The goal is to compliment Hadoop’s batch-oriented, large-scale Big Data storage and processing capabilities with lightening fast ad hoc analytic querying capabilities brought to bear by the Kognitio database. The database is a 100%, native in-memory analytics engine that is capable of storing tens of terabytes of data in RAM, significantly speeding up query times. It can be deployed on premise or in the cloud, public or private, and delivered as a service.
The partnership includes a custom connector that allows the Kognitio database to leverage Hadoop’s parallel processing capabilities to quickly identify and load subsets of Hadoop-based data into Kognitio. Roger Gaskell, Kognitio’s Chief Technology Officer, told me the company considered using open source Big Data loading and integration tools for the job but determined they couldn’t deliver the type of performance he and his team were looking for.
Instead, Kognitio tapped Hortonworks’ engineering expertise to aid in building the custom connector. The resulting technology is not exclusive to Hortonworks’ Hadoop distribution, called Hortonworks Data Platform and still in beta, however, but is compatible with any Apache compatible Hadoop distro, according to Gaskell.
The concept of using Hadoop to store, process and run deep historical analysis against Big Data and then move subsets of the resulting data into a faster analytic database for near real-time ad hoc queries is not new. Greenplum, Vertica, Netezza and Aster Data all position their databases as complimentary to Hadoop in this way. What distinguishes Kognitio’s database from those vendors’ products is its purely in-memory storage architecture.

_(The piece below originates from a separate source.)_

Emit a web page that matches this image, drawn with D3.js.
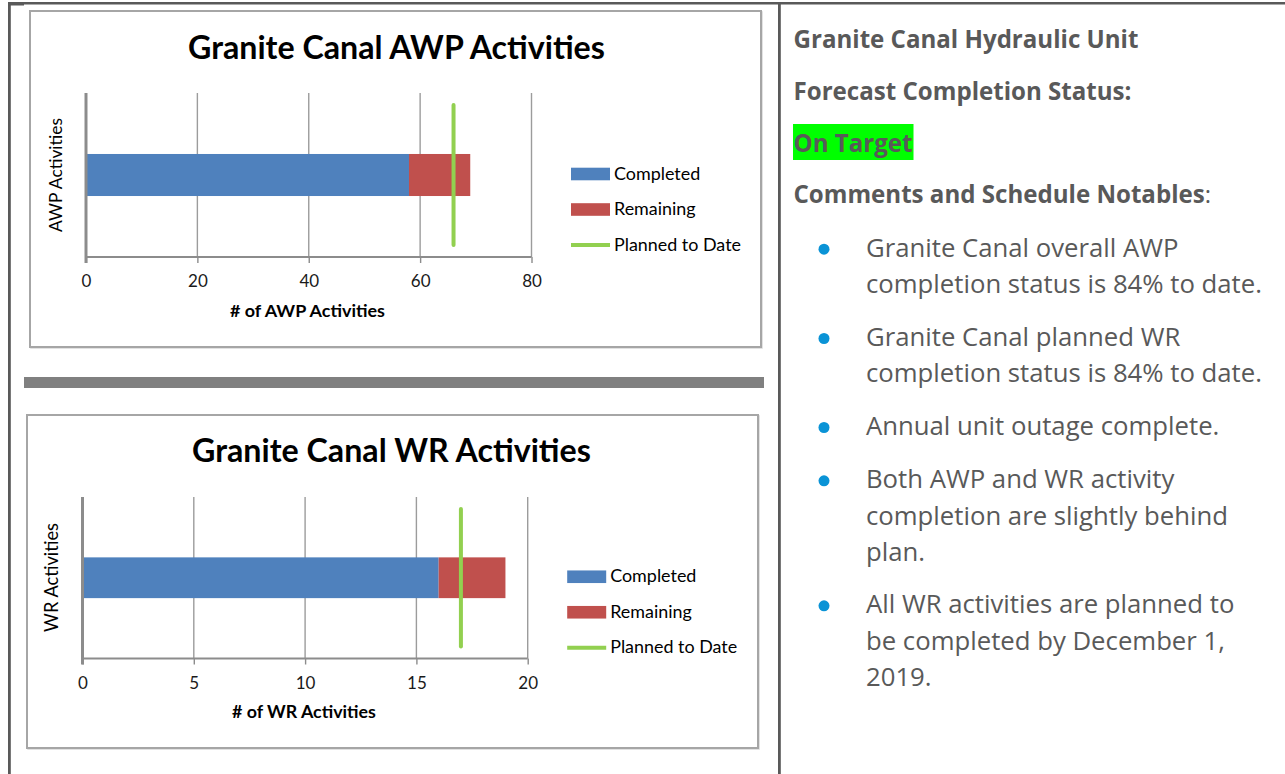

By storing data in-memory, analytic and visualization applications can quickly hit the data needed to answer a particular query, rather than wading through tables and cubes of data stored on disk. As the laws of physics are immutable, data can be accessed off spinning disk only so fast, resulting in high latency for large queries.
The drawback, until recently anyway, is expense. For years, storing even small amounts of data in-memory was prohibitively expensive for most organizations. But in the last couple of years as the technology has improved – today the Kognitio platform is capable of storing a terabyte of data in-memory on just four servers — the price of memory has dropped significantly to the point that a purely in-memory database is economically feasible for some enterprises. That’s good news for Kognitio, whose database was developed with an all in-memory architecture from inception over 10 years ago.
The company is also benefitting from the buzz surrounding in-memory databases brought about by SAP’s HANA, Gaskell said.
But in addition to competition from the MPP database crowd, Kognitio may one day face competition from within the Hadoop ecosystem itself. Vendors like Hadapt and others are working to improve the open source Big Data framework’s ad hoc query capabilities, specifically by improving upon Hive, a Hadoop-based data warehouse. There is still significant work to be done before Hive or any other Hadoop-based database can match the performance of an all in-memory analytic engine, however.
It’s early days for this particular partnership, of course, but Gaskell expects significant demand for Kognitio deployed in conjunction with Hadoop, as the impetus for the arrangement was customer feedback. I’m particularly interested to see how many customers opt to pair Kognitio’s database deployed in the cloud with cloud-based Hadoop. Kognitio uses Amazon Web Services to host its public cloud customers’ deployments, and AWS offers its own Hadoop service, Elastic MapReduce. That seems like a natural and potentially compelling fit for Amazon customers.